[Begin RECORDS TO USE]

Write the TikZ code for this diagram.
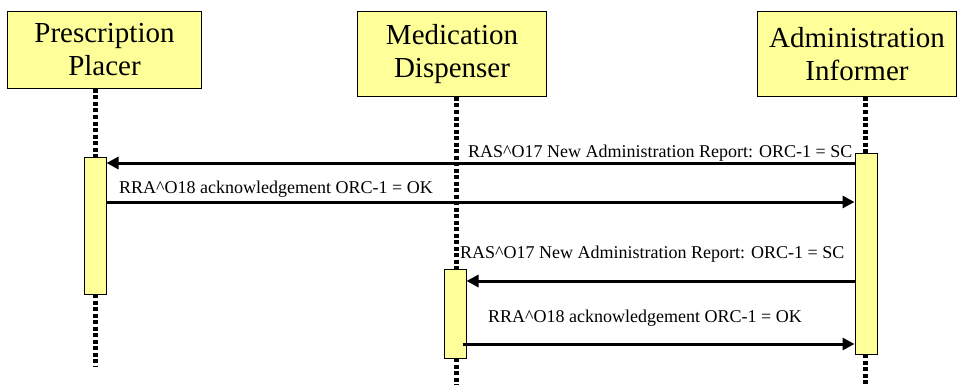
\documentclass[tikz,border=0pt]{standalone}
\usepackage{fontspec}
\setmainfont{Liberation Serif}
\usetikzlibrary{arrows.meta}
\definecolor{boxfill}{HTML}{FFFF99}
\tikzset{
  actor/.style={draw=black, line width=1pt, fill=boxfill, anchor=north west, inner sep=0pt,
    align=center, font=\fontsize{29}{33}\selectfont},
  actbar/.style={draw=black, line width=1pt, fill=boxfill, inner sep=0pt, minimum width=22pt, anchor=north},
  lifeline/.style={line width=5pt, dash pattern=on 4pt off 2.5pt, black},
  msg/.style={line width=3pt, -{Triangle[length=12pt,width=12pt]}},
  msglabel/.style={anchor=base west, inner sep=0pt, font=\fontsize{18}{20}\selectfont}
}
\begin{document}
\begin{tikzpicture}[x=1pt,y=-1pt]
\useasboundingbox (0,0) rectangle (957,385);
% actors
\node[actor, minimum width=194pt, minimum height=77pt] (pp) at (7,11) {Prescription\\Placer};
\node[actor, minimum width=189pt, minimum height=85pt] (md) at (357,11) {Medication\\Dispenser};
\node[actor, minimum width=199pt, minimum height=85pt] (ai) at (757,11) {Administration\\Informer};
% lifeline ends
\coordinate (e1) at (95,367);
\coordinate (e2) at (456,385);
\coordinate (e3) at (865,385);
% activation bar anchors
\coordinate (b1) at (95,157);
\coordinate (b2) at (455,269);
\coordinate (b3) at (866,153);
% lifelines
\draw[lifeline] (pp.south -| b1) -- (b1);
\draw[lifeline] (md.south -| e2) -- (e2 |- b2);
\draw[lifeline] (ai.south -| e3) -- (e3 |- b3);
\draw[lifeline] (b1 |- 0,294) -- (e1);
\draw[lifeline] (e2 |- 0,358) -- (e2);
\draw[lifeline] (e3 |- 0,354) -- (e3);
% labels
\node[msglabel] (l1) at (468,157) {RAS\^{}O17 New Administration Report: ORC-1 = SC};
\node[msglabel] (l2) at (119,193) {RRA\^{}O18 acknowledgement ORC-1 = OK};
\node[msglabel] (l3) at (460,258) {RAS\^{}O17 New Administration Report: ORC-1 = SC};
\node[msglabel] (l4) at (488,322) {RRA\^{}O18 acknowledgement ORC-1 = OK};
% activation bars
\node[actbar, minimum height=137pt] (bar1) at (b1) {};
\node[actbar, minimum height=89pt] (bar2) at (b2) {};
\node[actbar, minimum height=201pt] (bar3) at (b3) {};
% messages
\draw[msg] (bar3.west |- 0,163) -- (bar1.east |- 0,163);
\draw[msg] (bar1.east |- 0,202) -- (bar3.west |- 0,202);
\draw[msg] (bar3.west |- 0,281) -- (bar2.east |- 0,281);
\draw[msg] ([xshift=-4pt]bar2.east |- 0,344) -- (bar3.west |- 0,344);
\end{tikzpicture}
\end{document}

[End RECORDS TO USE]
[Begin RECORDS TO USE]

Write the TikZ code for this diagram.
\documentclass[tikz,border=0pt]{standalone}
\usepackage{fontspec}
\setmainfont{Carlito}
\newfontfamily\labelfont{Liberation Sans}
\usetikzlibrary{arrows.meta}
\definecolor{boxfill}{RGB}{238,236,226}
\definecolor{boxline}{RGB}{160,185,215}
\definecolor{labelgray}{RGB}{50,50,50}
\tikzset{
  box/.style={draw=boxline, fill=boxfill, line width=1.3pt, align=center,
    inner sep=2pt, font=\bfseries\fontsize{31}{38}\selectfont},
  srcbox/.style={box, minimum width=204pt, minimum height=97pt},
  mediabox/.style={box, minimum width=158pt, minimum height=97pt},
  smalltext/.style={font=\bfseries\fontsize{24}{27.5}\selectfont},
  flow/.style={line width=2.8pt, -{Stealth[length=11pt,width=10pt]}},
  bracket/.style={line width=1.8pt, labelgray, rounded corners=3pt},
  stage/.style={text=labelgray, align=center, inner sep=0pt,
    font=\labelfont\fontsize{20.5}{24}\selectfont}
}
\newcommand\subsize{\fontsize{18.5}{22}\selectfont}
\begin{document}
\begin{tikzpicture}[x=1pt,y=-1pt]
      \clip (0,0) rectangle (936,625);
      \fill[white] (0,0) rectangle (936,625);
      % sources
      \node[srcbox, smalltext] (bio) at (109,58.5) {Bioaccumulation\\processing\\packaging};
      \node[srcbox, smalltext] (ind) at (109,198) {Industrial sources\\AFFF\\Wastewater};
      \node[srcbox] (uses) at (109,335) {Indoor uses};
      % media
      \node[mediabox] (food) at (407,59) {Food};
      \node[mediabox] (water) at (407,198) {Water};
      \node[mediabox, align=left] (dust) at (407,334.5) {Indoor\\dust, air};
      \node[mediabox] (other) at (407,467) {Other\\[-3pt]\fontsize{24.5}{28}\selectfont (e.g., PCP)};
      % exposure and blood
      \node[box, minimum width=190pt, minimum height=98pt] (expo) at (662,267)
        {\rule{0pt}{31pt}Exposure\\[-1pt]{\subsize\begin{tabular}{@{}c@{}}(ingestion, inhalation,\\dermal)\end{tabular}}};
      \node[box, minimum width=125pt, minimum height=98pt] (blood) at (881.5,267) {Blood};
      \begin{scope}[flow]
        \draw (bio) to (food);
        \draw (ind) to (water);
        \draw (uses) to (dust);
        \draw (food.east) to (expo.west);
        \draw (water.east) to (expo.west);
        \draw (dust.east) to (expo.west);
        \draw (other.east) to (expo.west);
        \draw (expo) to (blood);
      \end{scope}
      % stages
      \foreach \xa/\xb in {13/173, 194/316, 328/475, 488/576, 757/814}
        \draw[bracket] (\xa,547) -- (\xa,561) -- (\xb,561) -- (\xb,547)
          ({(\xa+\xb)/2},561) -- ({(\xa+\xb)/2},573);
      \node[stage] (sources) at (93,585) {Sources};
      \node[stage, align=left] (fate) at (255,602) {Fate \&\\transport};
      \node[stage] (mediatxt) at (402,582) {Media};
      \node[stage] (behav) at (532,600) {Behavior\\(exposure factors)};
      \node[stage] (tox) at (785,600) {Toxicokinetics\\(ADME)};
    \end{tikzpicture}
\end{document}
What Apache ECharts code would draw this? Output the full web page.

[End RECORDS TO USE]
[Begin RECORDS TO USE]

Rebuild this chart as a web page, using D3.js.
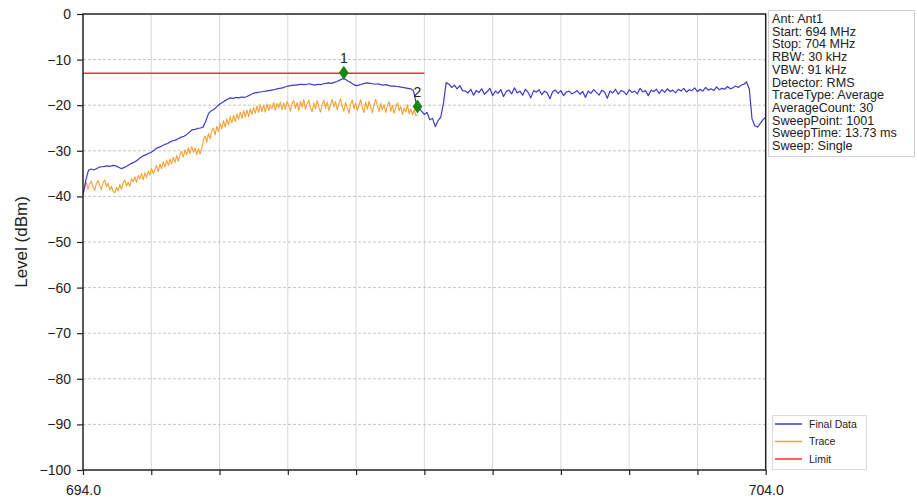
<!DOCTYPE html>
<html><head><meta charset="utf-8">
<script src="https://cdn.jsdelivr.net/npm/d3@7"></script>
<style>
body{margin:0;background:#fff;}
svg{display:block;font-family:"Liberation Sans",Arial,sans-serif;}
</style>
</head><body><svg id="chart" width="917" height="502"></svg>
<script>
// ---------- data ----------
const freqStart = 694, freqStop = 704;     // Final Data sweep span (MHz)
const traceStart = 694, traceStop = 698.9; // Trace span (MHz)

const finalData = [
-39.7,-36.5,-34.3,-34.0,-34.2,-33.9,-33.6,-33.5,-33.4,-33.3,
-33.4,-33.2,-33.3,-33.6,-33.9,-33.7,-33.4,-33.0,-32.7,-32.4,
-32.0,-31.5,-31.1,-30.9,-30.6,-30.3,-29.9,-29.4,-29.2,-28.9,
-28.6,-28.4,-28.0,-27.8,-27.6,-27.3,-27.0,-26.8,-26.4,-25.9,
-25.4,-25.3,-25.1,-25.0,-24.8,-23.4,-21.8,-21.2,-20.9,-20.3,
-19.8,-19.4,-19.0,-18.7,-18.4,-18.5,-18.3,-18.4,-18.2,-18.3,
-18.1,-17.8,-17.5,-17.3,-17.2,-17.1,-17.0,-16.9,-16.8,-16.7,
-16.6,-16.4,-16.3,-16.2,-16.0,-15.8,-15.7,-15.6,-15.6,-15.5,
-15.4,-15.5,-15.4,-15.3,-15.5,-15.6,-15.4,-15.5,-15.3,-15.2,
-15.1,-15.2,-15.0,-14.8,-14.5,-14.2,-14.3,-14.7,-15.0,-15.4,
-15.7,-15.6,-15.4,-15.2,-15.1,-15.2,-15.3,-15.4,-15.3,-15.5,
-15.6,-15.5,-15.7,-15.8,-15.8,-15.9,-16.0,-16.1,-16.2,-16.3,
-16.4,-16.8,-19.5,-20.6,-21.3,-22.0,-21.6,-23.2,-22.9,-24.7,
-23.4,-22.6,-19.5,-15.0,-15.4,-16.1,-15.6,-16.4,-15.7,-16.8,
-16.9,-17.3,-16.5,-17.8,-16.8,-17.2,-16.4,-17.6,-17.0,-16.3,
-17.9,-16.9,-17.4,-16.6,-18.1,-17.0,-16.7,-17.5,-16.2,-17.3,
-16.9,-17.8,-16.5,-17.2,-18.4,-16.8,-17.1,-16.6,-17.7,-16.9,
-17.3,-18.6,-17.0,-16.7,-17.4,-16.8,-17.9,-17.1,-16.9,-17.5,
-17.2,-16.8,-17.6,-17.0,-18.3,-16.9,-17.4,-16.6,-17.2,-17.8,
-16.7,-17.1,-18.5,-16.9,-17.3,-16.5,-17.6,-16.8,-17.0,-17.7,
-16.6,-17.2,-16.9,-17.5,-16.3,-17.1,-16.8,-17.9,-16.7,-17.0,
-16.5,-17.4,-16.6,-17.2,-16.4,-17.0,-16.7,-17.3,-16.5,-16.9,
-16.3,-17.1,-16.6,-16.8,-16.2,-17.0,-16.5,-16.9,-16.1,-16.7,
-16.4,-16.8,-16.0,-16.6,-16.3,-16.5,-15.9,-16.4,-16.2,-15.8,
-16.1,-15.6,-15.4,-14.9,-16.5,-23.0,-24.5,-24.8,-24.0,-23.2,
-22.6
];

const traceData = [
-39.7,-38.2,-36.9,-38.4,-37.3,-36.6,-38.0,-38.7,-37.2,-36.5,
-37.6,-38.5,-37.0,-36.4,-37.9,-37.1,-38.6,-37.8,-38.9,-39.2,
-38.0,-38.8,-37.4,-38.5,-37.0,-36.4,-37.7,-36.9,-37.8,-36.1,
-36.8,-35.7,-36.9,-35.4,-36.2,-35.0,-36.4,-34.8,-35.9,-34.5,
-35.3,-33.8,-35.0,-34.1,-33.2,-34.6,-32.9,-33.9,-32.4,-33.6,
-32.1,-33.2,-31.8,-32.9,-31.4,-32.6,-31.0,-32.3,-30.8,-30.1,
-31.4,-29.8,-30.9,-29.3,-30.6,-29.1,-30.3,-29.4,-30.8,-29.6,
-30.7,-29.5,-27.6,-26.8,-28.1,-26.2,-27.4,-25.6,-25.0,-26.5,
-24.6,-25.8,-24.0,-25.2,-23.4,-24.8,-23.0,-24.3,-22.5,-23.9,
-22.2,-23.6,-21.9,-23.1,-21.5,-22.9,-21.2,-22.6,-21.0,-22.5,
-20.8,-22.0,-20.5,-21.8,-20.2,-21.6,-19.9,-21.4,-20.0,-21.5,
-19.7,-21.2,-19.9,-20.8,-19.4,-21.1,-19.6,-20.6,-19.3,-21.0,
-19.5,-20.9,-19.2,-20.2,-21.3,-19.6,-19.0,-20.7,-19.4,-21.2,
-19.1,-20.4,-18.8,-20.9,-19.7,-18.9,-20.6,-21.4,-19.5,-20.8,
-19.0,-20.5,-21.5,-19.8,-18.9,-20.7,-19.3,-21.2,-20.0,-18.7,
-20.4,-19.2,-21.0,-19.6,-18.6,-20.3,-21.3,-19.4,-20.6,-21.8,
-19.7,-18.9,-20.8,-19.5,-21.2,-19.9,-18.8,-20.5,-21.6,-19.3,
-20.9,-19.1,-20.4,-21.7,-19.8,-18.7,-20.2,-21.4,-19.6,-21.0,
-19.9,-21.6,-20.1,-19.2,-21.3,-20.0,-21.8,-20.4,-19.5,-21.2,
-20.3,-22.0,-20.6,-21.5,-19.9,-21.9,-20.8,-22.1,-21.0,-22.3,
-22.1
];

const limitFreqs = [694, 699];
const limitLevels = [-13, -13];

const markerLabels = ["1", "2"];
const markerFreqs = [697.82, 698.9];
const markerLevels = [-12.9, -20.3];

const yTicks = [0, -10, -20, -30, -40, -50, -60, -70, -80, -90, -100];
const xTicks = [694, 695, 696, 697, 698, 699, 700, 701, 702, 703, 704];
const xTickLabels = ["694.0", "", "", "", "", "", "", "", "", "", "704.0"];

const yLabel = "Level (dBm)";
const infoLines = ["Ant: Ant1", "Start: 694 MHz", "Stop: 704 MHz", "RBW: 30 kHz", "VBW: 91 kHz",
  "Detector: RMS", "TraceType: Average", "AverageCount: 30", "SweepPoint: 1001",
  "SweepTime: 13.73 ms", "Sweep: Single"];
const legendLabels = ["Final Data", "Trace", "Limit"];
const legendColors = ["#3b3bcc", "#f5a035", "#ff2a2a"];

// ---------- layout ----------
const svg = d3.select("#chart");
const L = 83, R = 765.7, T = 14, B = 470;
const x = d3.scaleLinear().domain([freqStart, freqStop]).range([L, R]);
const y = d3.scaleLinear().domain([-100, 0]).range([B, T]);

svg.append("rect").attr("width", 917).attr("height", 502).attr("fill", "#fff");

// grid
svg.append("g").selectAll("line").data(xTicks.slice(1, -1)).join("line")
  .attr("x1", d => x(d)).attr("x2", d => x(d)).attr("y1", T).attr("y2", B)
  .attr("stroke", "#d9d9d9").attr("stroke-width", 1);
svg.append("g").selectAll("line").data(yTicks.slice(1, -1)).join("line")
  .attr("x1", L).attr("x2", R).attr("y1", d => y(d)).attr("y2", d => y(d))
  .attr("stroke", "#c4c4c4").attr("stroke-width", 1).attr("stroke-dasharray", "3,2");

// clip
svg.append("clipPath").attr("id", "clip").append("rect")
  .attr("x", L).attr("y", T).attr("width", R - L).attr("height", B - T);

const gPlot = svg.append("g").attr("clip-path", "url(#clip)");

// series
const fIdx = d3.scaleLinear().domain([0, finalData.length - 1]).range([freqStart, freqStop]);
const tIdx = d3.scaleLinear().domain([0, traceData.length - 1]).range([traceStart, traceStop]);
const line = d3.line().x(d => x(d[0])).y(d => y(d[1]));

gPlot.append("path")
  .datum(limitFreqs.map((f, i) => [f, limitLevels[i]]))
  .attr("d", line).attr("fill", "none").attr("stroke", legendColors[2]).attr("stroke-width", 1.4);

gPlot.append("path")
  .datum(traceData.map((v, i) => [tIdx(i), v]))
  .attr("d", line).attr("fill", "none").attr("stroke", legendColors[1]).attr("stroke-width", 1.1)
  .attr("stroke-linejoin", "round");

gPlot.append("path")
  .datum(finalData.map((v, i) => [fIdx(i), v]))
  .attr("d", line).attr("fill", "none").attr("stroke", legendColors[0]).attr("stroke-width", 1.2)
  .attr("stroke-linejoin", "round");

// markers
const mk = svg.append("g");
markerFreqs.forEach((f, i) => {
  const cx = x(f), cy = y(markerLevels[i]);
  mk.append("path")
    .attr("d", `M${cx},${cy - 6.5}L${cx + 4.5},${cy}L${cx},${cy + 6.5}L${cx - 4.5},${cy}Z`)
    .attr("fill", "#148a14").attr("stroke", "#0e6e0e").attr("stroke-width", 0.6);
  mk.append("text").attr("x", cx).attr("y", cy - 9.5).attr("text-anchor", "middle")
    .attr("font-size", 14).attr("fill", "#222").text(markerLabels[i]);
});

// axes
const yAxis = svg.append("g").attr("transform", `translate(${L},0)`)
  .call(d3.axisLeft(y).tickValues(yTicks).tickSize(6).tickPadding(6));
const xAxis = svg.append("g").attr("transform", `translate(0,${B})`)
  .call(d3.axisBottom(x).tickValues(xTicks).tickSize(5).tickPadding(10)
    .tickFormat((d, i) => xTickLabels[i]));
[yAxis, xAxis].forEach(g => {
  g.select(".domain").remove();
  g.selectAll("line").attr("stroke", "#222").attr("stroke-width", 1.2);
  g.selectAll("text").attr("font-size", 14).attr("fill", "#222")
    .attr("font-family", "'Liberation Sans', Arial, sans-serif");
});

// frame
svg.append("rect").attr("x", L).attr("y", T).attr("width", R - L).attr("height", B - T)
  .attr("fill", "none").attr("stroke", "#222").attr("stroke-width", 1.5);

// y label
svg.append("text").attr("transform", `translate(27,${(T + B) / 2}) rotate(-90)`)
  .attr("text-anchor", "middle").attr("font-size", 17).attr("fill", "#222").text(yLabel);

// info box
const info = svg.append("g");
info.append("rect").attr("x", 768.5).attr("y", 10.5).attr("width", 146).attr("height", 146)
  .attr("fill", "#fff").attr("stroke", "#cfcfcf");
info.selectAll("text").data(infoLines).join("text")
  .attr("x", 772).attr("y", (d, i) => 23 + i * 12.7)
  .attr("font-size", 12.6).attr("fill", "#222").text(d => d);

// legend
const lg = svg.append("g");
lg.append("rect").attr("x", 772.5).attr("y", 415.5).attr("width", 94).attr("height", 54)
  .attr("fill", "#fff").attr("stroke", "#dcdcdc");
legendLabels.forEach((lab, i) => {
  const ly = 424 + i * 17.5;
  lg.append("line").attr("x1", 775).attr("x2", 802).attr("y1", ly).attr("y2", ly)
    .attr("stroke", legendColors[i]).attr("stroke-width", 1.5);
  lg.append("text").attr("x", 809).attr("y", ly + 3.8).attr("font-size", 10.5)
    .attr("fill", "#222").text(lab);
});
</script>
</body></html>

[End RECORDS TO USE]

• EXERCISE REQUIREMENTS
Retype only the lines above from the one with "Rebuild this chart" through the one with "const traceStart = 694, traceStop", exactly and with both ends. Images stay out.

• RESULT OF THIS TASK
Rebuild this chart as a web page, using D3.js.
<!DOCTYPE html>
<html><head><meta charset="utf-8">
<script src="https://cdn.jsdelivr.net/npm/d3@7"></script>
<style>
body{margin:0;background:#fff;}
svg{display:block;font-family:"Liberation Sans",Arial,sans-serif;}
</style>
</head><body><svg id="chart" width="917" height="502"></svg>
<script>
// ---------- data ----------
const freqStart = 694, freqStop = 704;     // Final Data sweep span (MHz)
const traceStart = 694, traceStop = 698.9; // Trace span (MHz)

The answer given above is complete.